• [To do]: Every record must be repeated exactly; omit any pictures they contain.

• [Record extracts]:
----------------

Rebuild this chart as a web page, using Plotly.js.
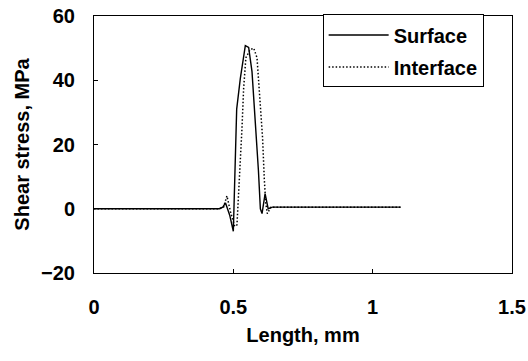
<!DOCTYPE html>
<html>
<head>
<meta charset="utf-8">
<script src="https://cdn.plot.ly/plotly-3.0.1.min.js"></script>
<style>html,body{margin:0;padding:0;background:#fff;}#chart{width:528px;height:361px;}</style>
</head>
<body>
<div id="chart"></div>
<script>
// Surface (solid line)
const surfaceX = [0, 0.1, 0.2, 0.3, 0.4, 0.45, 0.462, 0.472, 0.487, 0.5, 0.512, 0.525, 0.543, 0.555, 0.567, 0.579, 0.59, 0.597, 0.603, 0.614, 0.625, 0.64, 0.7, 0.8, 0.9, 1.0, 1.1];
const surfaceY = [0, 0, 0, 0, 0, 0, 0.5, 1.8, -2, -7, 31, 40.5, 50.8, 50.2, 42.7, 27, 12, 0, -1.5, 4.7, 0, 0.5, 0.5, 0.5, 0.5, 0.5, 0.5];
// Interface (dotted line)
const interfaceX = [0, 0.1, 0.2, 0.3, 0.4, 0.45, 0.465, 0.477, 0.49, 0.505, 0.513, 0.519, 0.525, 0.531, 0.537, 0.545, 0.56, 0.573, 0.585, 0.597, 0.605, 0.611, 0.616, 0.622, 0.635, 0.7, 0.8, 0.9, 1.0, 1.1];
const interfaceY = [0, 0, 0, 0, 0, 0, 0.5, 4, -1, -5.5, -5, 4, 14.6, 25, 37.5, 47, 49.5, 50, 47, 32, 22, 9.4, 2, -1.5, 0.5, 0.5, 0.5, 0.5, 0.5, 0.5];
const seriesNames = ["Surface", "Interface"];
const xTickVals = [0, 0.5, 1, 1.5];
const xTickText = ["0", "0.5", "1", "1.5"];
const yTickVals = [-20, 0, 20, 40, 60];
const yTickText = ["\u221220", "0", "20", "40", "60"];

const FONT = "Liberation Sans, Arial, sans-serif";

const traces = [
  {x: surfaceX, y: surfaceY, name: seriesNames[0], legendgroup: "a", type: "scatter", mode: "lines",
   line: {color: "#000", width: 1.4}},
  {x: interfaceX, y: interfaceY, name: seriesNames[1], legendgroup: "b", type: "scatter", mode: "lines",
   line: {color: "#000", width: 1.5, dash: "1.5px,2px"}}
];

const layout = {
  width: 528, height: 361,
  margin: {l: 94, r: 16, t: 16, b: 88},
  paper_bgcolor: "#fff", plot_bgcolor: "#fff",
  font: {family: FONT, color: "#000", size: 20, weight: "bold"},
  showlegend: true,
  legend: {
    x: 0.547, y: 1.006, xanchor: "left", yanchor: "top",
    bgcolor: "#fff", bordercolor: "#000", borderwidth: 1,
    font: {family: FONT, size: 20, color: "#000", weight: "bold"},
    itemwidth: 60, tracegroupgap: 3
  },
  xaxis: {
    range: [0, 1.5], tickvals: xTickVals, ticktext: xTickText,
    ticks: "inside", ticklen: 4, tickcolor: "#000", tickwidth: 1,
    showline: true, linecolor: "#000", linewidth: 1, mirror: true,
    showgrid: false, zeroline: false, ticklabelstandoff: 16,
    tickfont: {family: FONT, size: 20, weight: "bold"},
    title: {text: "Length, mm", font: {family: FONT, size: 20, weight: "bold"}, standoff: 10}
  },
  yaxis: {
    range: [-20, 60], tickvals: yTickVals, ticktext: yTickText,
    ticks: "inside", ticklen: 4, tickcolor: "#000", tickwidth: 1,
    showline: true, linecolor: "#000", linewidth: 1, mirror: true,
    showgrid: false, zeroline: false, ticklabelstandoff: 14,
    tickfont: {family: FONT, size: 20, weight: "bold"},
    title: {text: "Shear stress, MPa", font: {family: FONT, size: 20, weight: "bold"}, standoff: 6}
  }
};

Plotly.newPlot("chart", traces, layout, {staticPlot: true, displayModeBar: false});
</script>
</body>
</html>
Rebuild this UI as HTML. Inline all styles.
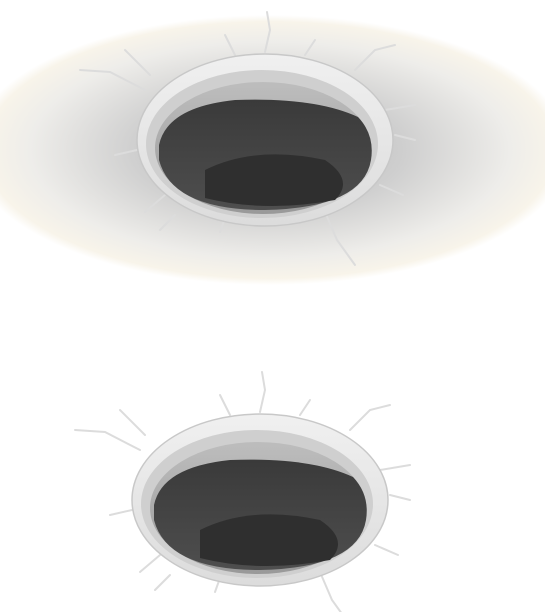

----------------

• [Problem solution]:
Rebuild this chart as a web page, using Plotly.js.
<!DOCTYPE html>
<html>
<head>
<meta charset="utf-8">
<script src="https://cdn.plot.ly/plotly-3.0.1.min.js"></script>
<style>html,body{margin:0;padding:0;background:#fff;}#chart{width:528px;height:361px;}</style>
</head>
<body>
<div id="chart"></div>
<script>
// Surface (solid line)
const surfaceX = [0, 0.1, 0.2, 0.3, 0.4, 0.45, 0.462, 0.472, 0.487, 0.5, 0.512, 0.525, 0.543, 0.555, 0.567, 0.579, 0.59, 0.597, 0.603, 0.614, 0.625, 0.64, 0.7, 0.8, 0.9, 1.0, 1.1];
const surfaceY = [0, 0, 0, 0, 0, 0, 0.5, 1.8, -2, -7, 31, 40.5, 50.8, 50.2, 42.7, 27, 12, 0, -1.5, 4.7, 0, 0.5, 0.5, 0.5, 0.5, 0.5, 0.5];
// Interface (dotted line)
const interfaceX = [0, 0.1, 0.2, 0.3, 0.4, 0.45, 0.465, 0.477, 0.49, 0.505, 0.513, 0.519, 0.525, 0.531, 0.537, 0.545, 0.56, 0.573, 0.585, 0.597, 0.605, 0.611, 0.616, 0.622, 0.635, 0.7, 0.8, 0.9, 1.0, 1.1];
const interfaceY = [0, 0, 0, 0, 0, 0, 0.5, 4, -1, -5.5, -5, 4, 14.6, 25, 37.5, 47, 49.5, 50, 47, 32, 22, 9.4, 2, -1.5, 0.5, 0.5, 0.5, 0.5, 0.5, 0.5];
const seriesNames = ["Surface", "Interface"];
const xTickVals = [0, 0.5, 1, 1.5];
const xTickText = ["0", "0.5", "1", "1.5"];
const yTickVals = [-20, 0, 20, 40, 60];
const yTickText = ["\u221220", "0", "20", "40", "60"];

const FONT = "Liberation Sans, Arial, sans-serif";

const traces = [
  {x: surfaceX, y: surfaceY, name: seriesNames[0], legendgroup: "a", type: "scatter", mode: "lines",
   line: {color: "#000", width: 1.4}},
  {x: interfaceX, y: interfaceY, name: seriesNames[1], legendgroup: "b", type: "scatter", mode: "lines",
   line: {color: "#000", width: 1.5, dash: "1.5px,2px"}}
];

const layout = {
  width: 528, height: 361,
  margin: {l: 94, r: 16, t: 16, b: 88},
  paper_bgcolor: "#fff", plot_bgcolor: "#fff",
  font: {family: FONT, color: "#000", size: 20, weight: "bold"},
  showlegend: true,
  legend: {
    x: 0.547, y: 1.006, xanchor: "left", yanchor: "top",
    bgcolor: "#fff", bordercolor: "#000", borderwidth: 1,
    font: {family: FONT, size: 20, color: "#000", weight: "bold"},
    itemwidth: 60, tracegroupgap: 3
  },
  xaxis: {
    range: [0, 1.5], tickvals: xTickVals, ticktext: xTickText,
    ticks: "inside", ticklen: 4, tickcolor: "#000", tickwidth: 1,
    showline: true, linecolor: "#000", linewidth: 1, mirror: true,
    showgrid: false, zeroline: false, ticklabelstandoff: 16,
    tickfont: {family: FONT, size: 20, weight: "bold"},
    title: {text: "Length, mm", font: {family: FONT, size: 20, weight: "bold"}, standoff: 10}
  },
  yaxis: {
    range: [-20, 60], tickvals: yTickVals, ticktext: yTickText,
    ticks: "inside", ticklen: 4, tickcolor: "#000", tickwidth: 1,
    showline: true, linecolor: "#000", linewidth: 1, mirror: true,
    showgrid: false, zeroline: false, ticklabelstandoff: 14,
    tickfont: {family: FONT, size: 20, weight: "bold"},
    title: {text: "Shear stress, MPa", font: {family: FONT, size: 20, weight: "bold"}, standoff: 6}
  }
};

Plotly.newPlot("chart", traces, layout, {staticPlot: true, displayModeBar: false});
</script>
</body>
</html>
Rebuild this UI as HTML. Inline all styles.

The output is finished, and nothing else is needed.